The IP addresses of the HA interfaces connecting the two nodes are detected automatically, during boot. When a node comes online, it attempts to connect to the IP address 1.2.4.1. If no other node responds until timeout, then it sets the IP address of its HA interface to 1.2.4.1, otherwise (if there is a responding node on 1.2.4.1) it sets its own HA interface to 1.2.4.2.
Replaced nodes do not yet know the HA configuration (or any other HA settings), and will attempt to negotiate it automatically in the same way. If the network is, for any reason, too slow to connect the nodes on time, the replacement node boots with the IP address of 1.2.4.1, which can cause an IP conflict if the other node has also set its IP to that same address previously. In this case, the replacement node cannot join the HA cluster.
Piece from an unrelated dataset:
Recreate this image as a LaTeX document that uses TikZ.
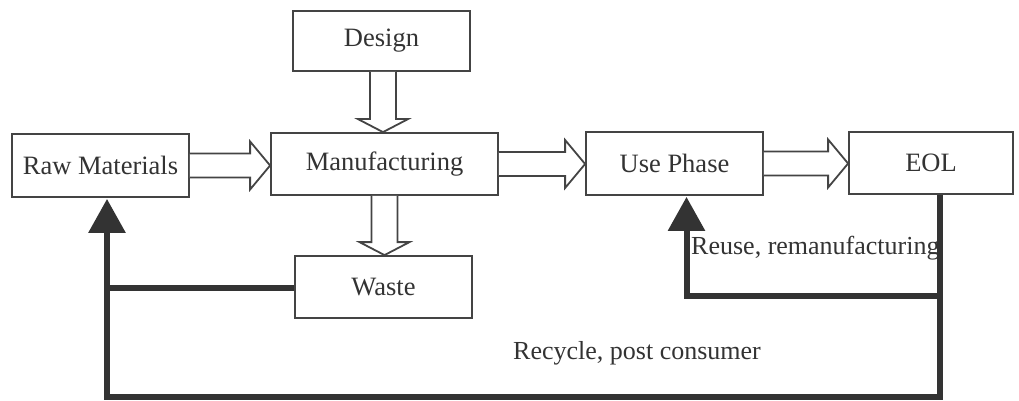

To manually assign the correct IP address to the HA interface of a node, perform the following steps:
-
Log in to the node using the IPMI interface or the physical console.
Configuration changes have not been synced to the new (replacement) node, as it could not join the HA cluster. Use the default password of the root user of syslog-ng Store Box (SSB), see "Installing the SSB hardware" in the Installation Guide.
-
From the console menu, choose 6 HA address.
Figure 224: The console menu
-
Choose the IP address of the node.
Figure 225: The console menu
-
Reboot the node.